* [Data provided]

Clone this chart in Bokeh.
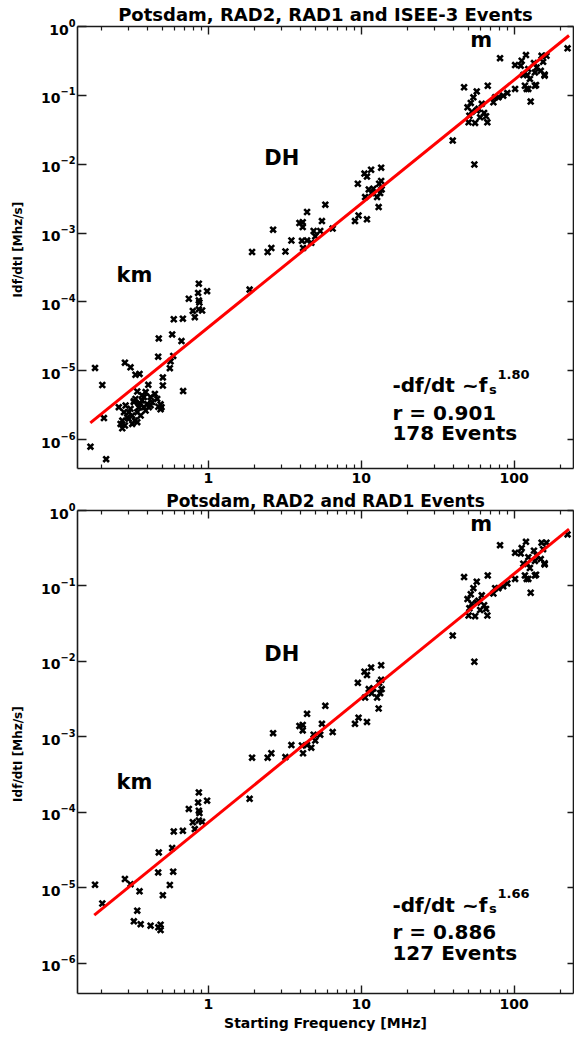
from bokeh.plotting import figure
from bokeh.models import (LogAxis, FixedTicker, LogTickFormatter, CustomJSTickFormatter,
                          Label, Range1d)
from bokeh.layouts import column
from bokeh.embed import file_html
from bokeh.resources import INLINE

FONT = "DejaVu Sans"

# ---------------- data ----------------
# km events from Potsdam / RAD2 / RAD1 (shown in both panels)
km_f = [0.865, 0.856, 0.98, 0.744, 0.865, 0.873, 0.865, 0.79, 0.814, 0.909, 0.593, 0.68,
        0.473, 0.579, 0.469, 0.588, 0.559, 0.503, 0.284, 0.309, 0.354, 0.181, 0.202, 0.342,
        0.325, 0.36, 0.418, 0.486, 0.486, 0.47]
km_r = [1.84e-4, 1.35e-4, 1.43e-4, 1.11e-4, 1.05e-4, 9.8e-5, 7.8e-5, 7.4e-5, 6.0e-5, 7.5e-5,
        5.6e-5, 5.7e-5, 2.95e-5, 3.37e-5, 1.6e-5, 1.64e-5, 1.09e-5, 8.0e-6, 1.31e-5, 1.12e-5,
        9.0e-6, 1.1e-5, 6.2e-6, 4.99e-6, 3.6e-6, 3.3e-6, 3.15e-6, 3.25e-6, 2.76e-6, 3.0e-6]

# DH events
dh_f = [1.93, 1.86, 2.44, 2.58, 3.19, 2.65, 3.49, 4.09, 4.16, 4.42, 3.94, 4.14, 4.14, 4.88,
        5.39, 5.53, 5.82, 4.71, 5.0, 6.5, 4.42, 9.5, 10.5, 11.6, 13.5, 10.9, 11.2, 11.7, 13.1,
        13.5, 13.3, 12.7, 10.6, 13.0, 9.6, 9.1, 10.9, 13.6, 12.0]
dh_r = [5.3e-4, 1.51e-4, 5.3e-4, 6.07e-4, 5.4e-4, 1.12e-3, 7.8e-4, 7.7e-4, 6.07e-4, 2.02e-3,
        1.4e-3, 1.22e-3, 1.44e-3, 1.07e-3, 1.07e-3, 1.49e-3, 2.58e-3, 7.2e-4, 8.95e-4, 1.16e-3,
        7.8e-4, 5.2e-3, 7.3e-3, 8.3e-3, 8.9e-3, 6.6e-3, 4.3e-3, 3.8e-3, 5.2e-3, 5.7e-3, 3.8e-3,
        3.33e-3, 3.33e-3, 2.38e-3, 1.8e-3, 1.49e-3, 1.58e-3, 4.3e-3, 4.4e-3]

# metric (m) events
m_f = [39.7, 55, 47.1, 54.2, 52.1, 67.3, 81, 49.6, 52.9, 51, 58.5, 61.5, 63.7, 60, 50.4, 55.6,
       65.6, 66.9, 57, 73.3, 79, 85, 90.4, 101.6, 75.2, 101.6, 119.7, 112.2, 124, 122, 137,
       140.6, 151.4, 163, 155, 158.5, 149.6, 127, 117.8, 124, 139.3, 128.5, 224, 135, 115, 57,
       110.6, 121, 137, 158.5]
m_r = [0.022, 9.9e-3, 0.131, 0.0935, 0.0776, 0.138, 0.347, 0.067, 0.058, 0.0507, 0.0637,
       0.0752, 0.0555, 0.048, 0.0406, 0.0398, 0.0497, 0.0406, 0.0603, 0.0794, 0.0935, 0.0989,
       0.108, 0.124, 0.0935, 0.275, 0.384, 0.318, 0.241, 0.197, 0.215, 0.254, 0.375, 0.375,
       0.307, 0.193, 0.227, 0.173, 0.138, 0.124, 0.141, 0.0813, 0.482, 0.294, 0.197, 0.114,
       0.27, 0.124, 0.138, 0.2]

# extra ISEE-3 km events (top panel only)
isee_f = [0.169, 0.214, 0.207, 0.683, 0.503, 0.565, 0.666, 0.333, 0.404, 0.388, 0.446, 0.259,
          0.287, 0.368, 0.397, 0.301, 0.342, 0.33, 0.273, 0.284, 0.273, 0.317, 0.378, 0.351,
          0.368, 0.325, 0.309, 0.418, 0.462, 0.266, 0.294, 0.36, 0.388, 0.333, 0.493, 0.351,
          0.407, 0.301, 0.342, 0.28, 0.317, 0.378, 0.428]
isee_r = [7.9e-7, 5.2e-7, 2.05e-6, 5.06e-6, 6.1e-6, 1.37e-5, 2.7e-5, 8.75e-6, 6.25e-6, 4.9e-6,
          4.6e-6, 2.96e-6, 3.13e-6, 4.4e-6, 3.3e-6, 2.5e-6, 2.5e-6, 1.89e-6, 1.89e-6, 1.6e-6,
          1.46e-6, 2.24e-6, 2.96e-6, 2.96e-6, 3.7e-6, 3.5e-6, 2.8e-6, 4.14e-6, 3.9e-6, 1.69e-6,
          2.1e-6, 2.24e-6, 2.64e-6, 3.9e-6, 2.96e-6, 3.3e-6, 2.96e-6, 2.0e-6, 1.79e-6, 2.5e-6,
          1.69e-6, 4.14e-6, 3.5e-6]

# power-law fit lines (end points)
fit1_f = [0.1686, 229.0]
fit1_r = [1.75e-6, 0.74]
fit2_f = [0.179, 229.0]
fit2_r = [4.36e-6, 0.567]

titles = ["Potsdam, RAD2, RAD1 and ISEE-3 Events", "Potsdam, RAD2 and RAD1 Events"]
exponents = ["1.80", "1.66"]
corr = ["r = 0.901", "r = 0.886"]
counts = ["178 Events", "127 Events"]

x_major = [1, 10, 100]
x_minor = [0.2, 0.3, 0.4, 0.5, 0.6, 0.7, 0.8, 0.9, 2, 3, 4, 5, 6, 7, 8, 9,
           20, 30, 40, 50, 60, 70, 80, 90, 200]
y_major = [1e-6, 1e-5, 1e-4, 1e-3, 1e-2, 1e-1, 1]

AX = "#1a1a1a"
DY = 8  # small upward nudge for text labels


def style_axis(ax, tick_in=8, minor=True, labels=True):
    ax.axis_line_color = AX
    ax.axis_line_width = 1.6
    ax.major_tick_line_color = AX
    ax.major_tick_line_width = 1.4
    ax.major_tick_in = tick_in
    ax.major_tick_out = 0
    if minor:
        ax.minor_tick_in = 4
        ax.minor_tick_out = 0
        ax.minor_tick_line_color = AX
        ax.minor_tick_line_width = 1.2
    else:
        ax.minor_tick_line_color = None
    ax.major_label_text_font = FONT
    ax.major_label_text_font_style = "bold"
    ax.major_label_text_color = "black"
    if labels:
        ax.major_label_text_font_size = "14px"
    else:
        ax.major_label_text_font_size = "0px"
        ax.major_label_standoff = 0


def panel(height, top_b, bottom_b, ymin, pts, fit_f, fit_r, idx, txt_pos, show_xlabel,
          title_size, title_standoff, xlab_standoff):
    p = figure(width=574, height=height, x_axis_type="log", y_axis_type="log",
               x_range=Range1d(0.139, 245), y_range=Range1d(ymin, 1.0),
               output_backend="svg", toolbar_location=None,
               title=titles[idx],
               min_border_left=77, min_border_right=1,
               min_border_top=top_b, min_border_bottom=bottom_b)
    p.title.align = "center"
    p.title.text_font = FONT
    p.title.text_font_style = "bold"
    p.title.text_font_size = title_size
    p.title.text_color = "black"
    p.title.standoff = title_standoff
    p.outline_line_color = None
    p.xgrid.visible = False
    p.ygrid.visible = False
    p.background_fill_color = "white"
    p.border_fill_color = "white"

    # bottom x axis
    xa = p.below[0]
    xa.ticker = FixedTicker(ticks=x_major, minor_ticks=x_minor)
    xa.formatter = CustomJSTickFormatter(code="return tick.toFixed(0)")
    style_axis(xa)
    xa.major_label_standoff = xlab_standoff
    if show_xlabel:
        xa.axis_label = "Starting Frequency [MHz]"
        xa.axis_label_text_font = FONT
        xa.axis_label_text_font_style = "bold"
        xa.axis_label_text_font_size = "14px"
        xa.axis_label_text_color = "black"
        xa.axis_label_standoff = 3

    # left y axis
    ya = p.left[0]
    ya.ticker = FixedTicker(ticks=y_major, minor_ticks=[])
    ya.formatter = LogTickFormatter()
    style_axis(ya, tick_in=9, minor=False)
    ya.major_label_standoff = 2
    ya.axis_label = "Idf/dtI  [Mhz/s]"
    ya.axis_label_text_font = FONT
    ya.axis_label_text_font_style = "bold"
    ya.axis_label_text_font_size = "12px"
    ya.axis_label_text_color = "black"
    ya.axis_label_standoff = 13

    # top and right axes (ticks only)
    ta = LogAxis(ticker=FixedTicker(ticks=x_major, minor_ticks=x_minor),
                 formatter=CustomJSTickFormatter(code="return ''"))
    style_axis(ta, labels=False)
    p.add_layout(ta, "above")
    ra = LogAxis(ticker=FixedTicker(ticks=y_major, minor_ticks=[]),
                 formatter=CustomJSTickFormatter(code="return ''"))
    style_axis(ra, tick_in=6, minor=False, labels=False)
    p.add_layout(ra, "right")

    for f, r in pts:
        p.scatter(f, r, marker="x", size=8, line_width=2.6, color="black")
    p.line(fit_f, fit_r, line_color="#ff0000", line_width=3)

    for (xx, yy), t in zip(txt_pos, ("DH", "km", "m")):
        p.add_layout(Label(x=xx, y=yy, y_offset=DY, text=t, text_font=FONT,
                           text_font_style="bold", text_font_size="21px", text_color="black",
                           text_align="left", text_baseline="alphabetic"))

    common = dict(text_font=FONT, text_font_style="bold", text_color="black",
                  text_align="left", text_baseline="alphabetic")
    ax0, ay0 = 16.0, 4.7e-6
    p.add_layout(Label(x=ax0, y=ay0, y_offset=DY, text="-df/dt ~f",
                       text_font_size="20px", **common))
    p.add_layout(Label(x=ax0, y=ay0, x_offset=96.5, y_offset=DY - 4, text="s",
                       text_font_size="13px", **common))
    p.add_layout(Label(x=ax0, y=ay0, x_offset=105, y_offset=DY + 11, text=exponents[idx],
                       text_font_size="13px", **common))
    p.add_layout(Label(x=ax0, y=ay0, y_offset=DY - 27.5, text=corr[idx],
                       text_font_size="20px", **common))
    p.add_layout(Label(x=ax0, y=ay0, y_offset=DY - 48, text=counts[idx],
                       text_font_size="20px", **common))
    return p


p1 = panel(488, 26, 20, 10 ** -6.42,
           [(km_f, km_r), (isee_f, isee_r), (dh_f, dh_r), (m_f, m_r)],
           fit1_f, fit1_r, 0,
           ((2.32, 9.5e-3), (0.25, 1.9e-4), (51.7, 0.495)), False, "18px", 3, 4)
p2 = panel(549, 20, 44, 10 ** -6.4,
           [(km_f, km_r), (dh_f, dh_r), (m_f, m_r)],
           fit2_f, fit2_r, 1,
           ((2.32, 9.9e-3), (0.25, 2.0e-4), (51.7, 0.513)), True, "17px", 0, 5)

layout = column(p1, p2, spacing=0)
open("out.html", "w").write(file_html(layout, INLINE))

* [Given problem] From the opening line of the listing above through the line bearing "1.58e-3, 4.3e-3, 4.4e-3]", repeat each line exactly. Drop every picture.

* [Written response]
Clone this chart in Bokeh.
from bokeh.plotting import figure
from bokeh.models import (LogAxis, FixedTicker, LogTickFormatter, CustomJSTickFormatter,
                          Label, Range1d)
from bokeh.layouts import column
from bokeh.embed import file_html
from bokeh.resources import INLINE

FONT = "DejaVu Sans"

# ---------------- data ----------------
# km events from Potsdam / RAD2 / RAD1 (shown in both panels)
km_f = [0.865, 0.856, 0.98, 0.744, 0.865, 0.873, 0.865, 0.79, 0.814, 0.909, 0.593, 0.68,
        0.473, 0.579, 0.469, 0.588, 0.559, 0.503, 0.284, 0.309, 0.354, 0.181, 0.202, 0.342,
        0.325, 0.36, 0.418, 0.486, 0.486, 0.47]
km_r = [1.84e-4, 1.35e-4, 1.43e-4, 1.11e-4, 1.05e-4, 9.8e-5, 7.8e-5, 7.4e-5, 6.0e-5, 7.5e-5,
        5.6e-5, 5.7e-5, 2.95e-5, 3.37e-5, 1.6e-5, 1.64e-5, 1.09e-5, 8.0e-6, 1.31e-5, 1.12e-5,
        9.0e-6, 1.1e-5, 6.2e-6, 4.99e-6, 3.6e-6, 3.3e-6, 3.15e-6, 3.25e-6, 2.76e-6, 3.0e-6]

# DH events
dh_f = [1.93, 1.86, 2.44, 2.58, 3.19, 2.65, 3.49, 4.09, 4.16, 4.42, 3.94, 4.14, 4.14, 4.88,
        5.39, 5.53, 5.82, 4.71, 5.0, 6.5, 4.42, 9.5, 10.5, 11.6, 13.5, 10.9, 11.2, 11.7, 13.1,
        13.5, 13.3, 12.7, 10.6, 13.0, 9.6, 9.1, 10.9, 13.6, 12.0]
dh_r = [5.3e-4, 1.51e-4, 5.3e-4, 6.07e-4, 5.4e-4, 1.12e-3, 7.8e-4, 7.7e-4, 6.07e-4, 2.02e-3,
        1.4e-3, 1.22e-3, 1.44e-3, 1.07e-3, 1.07e-3, 1.49e-3, 2.58e-3, 7.2e-4, 8.95e-4, 1.16e-3,
        7.8e-4, 5.2e-3, 7.3e-3, 8.3e-3, 8.9e-3, 6.6e-3, 4.3e-3, 3.8e-3, 5.2e-3, 5.7e-3, 3.8e-3,
        3.33e-3, 3.33e-3, 2.38e-3, 1.8e-3, 1.49e-3, 1.58e-3, 4.3e-3, 4.4e-3]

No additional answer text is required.